*SHORT EXERCISE*
Copy from the first line below down to and including the line with "Chart.register(...registerables);". Skip the pictures.

*DATASET CONTENT*
## Start
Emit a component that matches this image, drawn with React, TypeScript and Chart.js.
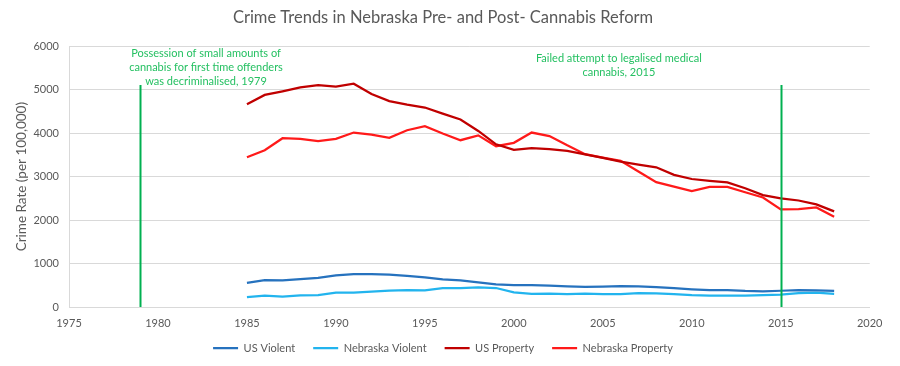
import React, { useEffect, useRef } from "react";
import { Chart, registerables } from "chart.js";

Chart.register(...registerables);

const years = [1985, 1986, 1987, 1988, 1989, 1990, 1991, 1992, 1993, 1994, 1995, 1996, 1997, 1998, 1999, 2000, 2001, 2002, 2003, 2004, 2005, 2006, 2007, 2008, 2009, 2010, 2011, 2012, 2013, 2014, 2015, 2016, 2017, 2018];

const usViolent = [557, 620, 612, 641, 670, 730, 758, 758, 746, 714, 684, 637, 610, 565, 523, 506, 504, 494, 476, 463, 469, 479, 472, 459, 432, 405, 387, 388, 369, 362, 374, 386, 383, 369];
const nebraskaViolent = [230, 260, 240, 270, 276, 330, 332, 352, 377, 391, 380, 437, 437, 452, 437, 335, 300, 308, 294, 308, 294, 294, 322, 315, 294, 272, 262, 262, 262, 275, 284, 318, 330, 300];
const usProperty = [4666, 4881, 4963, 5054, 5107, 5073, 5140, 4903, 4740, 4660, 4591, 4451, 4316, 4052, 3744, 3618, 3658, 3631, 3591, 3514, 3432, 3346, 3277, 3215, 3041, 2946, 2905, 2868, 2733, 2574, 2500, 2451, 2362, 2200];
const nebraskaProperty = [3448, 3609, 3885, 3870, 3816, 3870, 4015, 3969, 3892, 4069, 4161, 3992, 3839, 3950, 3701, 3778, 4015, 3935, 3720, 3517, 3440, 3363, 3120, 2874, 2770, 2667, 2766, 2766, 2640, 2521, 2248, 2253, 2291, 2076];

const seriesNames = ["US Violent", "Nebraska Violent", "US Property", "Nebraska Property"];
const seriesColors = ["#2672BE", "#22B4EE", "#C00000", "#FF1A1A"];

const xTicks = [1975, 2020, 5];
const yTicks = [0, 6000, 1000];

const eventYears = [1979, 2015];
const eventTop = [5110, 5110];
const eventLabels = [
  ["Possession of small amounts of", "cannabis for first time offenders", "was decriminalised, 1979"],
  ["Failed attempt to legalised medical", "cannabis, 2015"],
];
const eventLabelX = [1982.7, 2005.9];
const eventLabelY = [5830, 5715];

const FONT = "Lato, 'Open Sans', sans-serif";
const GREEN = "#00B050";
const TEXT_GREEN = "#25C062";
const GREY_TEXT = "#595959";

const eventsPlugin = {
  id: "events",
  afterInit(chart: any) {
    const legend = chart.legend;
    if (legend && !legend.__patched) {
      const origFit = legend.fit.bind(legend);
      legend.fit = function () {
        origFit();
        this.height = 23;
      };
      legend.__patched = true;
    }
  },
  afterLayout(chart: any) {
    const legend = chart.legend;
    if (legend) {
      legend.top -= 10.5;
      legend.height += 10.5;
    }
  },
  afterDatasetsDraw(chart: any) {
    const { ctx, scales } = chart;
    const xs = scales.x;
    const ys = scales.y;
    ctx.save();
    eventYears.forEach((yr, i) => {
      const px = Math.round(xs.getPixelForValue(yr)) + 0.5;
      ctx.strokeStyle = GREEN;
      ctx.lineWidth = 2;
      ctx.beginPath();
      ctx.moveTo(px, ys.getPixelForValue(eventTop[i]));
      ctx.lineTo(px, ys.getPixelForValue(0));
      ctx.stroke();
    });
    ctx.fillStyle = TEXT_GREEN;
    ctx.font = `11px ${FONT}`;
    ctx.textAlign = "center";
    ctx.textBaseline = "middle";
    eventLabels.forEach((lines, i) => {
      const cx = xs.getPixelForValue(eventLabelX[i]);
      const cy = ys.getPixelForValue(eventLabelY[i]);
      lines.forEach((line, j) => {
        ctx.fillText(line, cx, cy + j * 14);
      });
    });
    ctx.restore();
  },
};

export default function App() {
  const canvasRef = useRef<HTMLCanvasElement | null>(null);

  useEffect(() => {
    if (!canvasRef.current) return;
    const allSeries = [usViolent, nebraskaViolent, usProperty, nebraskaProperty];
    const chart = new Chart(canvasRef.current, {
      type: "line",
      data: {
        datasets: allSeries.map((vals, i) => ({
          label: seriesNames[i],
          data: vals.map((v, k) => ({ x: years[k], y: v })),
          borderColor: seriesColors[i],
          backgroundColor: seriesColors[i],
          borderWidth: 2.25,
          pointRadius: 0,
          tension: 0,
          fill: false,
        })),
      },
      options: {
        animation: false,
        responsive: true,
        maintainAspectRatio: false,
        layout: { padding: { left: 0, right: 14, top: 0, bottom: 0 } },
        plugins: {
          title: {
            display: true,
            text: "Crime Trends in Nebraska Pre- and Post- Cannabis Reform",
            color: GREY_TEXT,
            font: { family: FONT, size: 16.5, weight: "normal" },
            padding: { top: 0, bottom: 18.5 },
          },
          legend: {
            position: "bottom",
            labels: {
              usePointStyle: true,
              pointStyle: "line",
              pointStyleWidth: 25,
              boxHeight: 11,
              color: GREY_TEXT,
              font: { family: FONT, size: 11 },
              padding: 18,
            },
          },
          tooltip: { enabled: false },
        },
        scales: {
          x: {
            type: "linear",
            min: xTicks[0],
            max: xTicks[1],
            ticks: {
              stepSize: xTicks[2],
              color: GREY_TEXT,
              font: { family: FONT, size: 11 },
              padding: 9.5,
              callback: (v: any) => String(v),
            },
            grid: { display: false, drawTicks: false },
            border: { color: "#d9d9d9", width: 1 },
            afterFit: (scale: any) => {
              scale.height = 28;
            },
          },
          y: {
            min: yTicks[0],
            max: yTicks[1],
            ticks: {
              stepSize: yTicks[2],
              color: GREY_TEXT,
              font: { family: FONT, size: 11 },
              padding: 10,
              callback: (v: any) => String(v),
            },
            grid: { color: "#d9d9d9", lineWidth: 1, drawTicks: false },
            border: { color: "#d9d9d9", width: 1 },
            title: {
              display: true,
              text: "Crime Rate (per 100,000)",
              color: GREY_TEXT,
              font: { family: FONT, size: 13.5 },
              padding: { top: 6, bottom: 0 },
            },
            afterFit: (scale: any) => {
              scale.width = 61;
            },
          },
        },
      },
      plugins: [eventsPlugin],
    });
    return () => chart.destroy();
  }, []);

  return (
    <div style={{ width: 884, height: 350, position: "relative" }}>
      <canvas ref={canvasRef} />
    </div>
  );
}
## End
*EXERCISE RESULT*
Emit a component that matches this image, drawn with React, TypeScript and Chart.js.
import React, { useEffect, useRef } from "react";
import { Chart, registerables } from "chart.js";

Chart.register(...registerables);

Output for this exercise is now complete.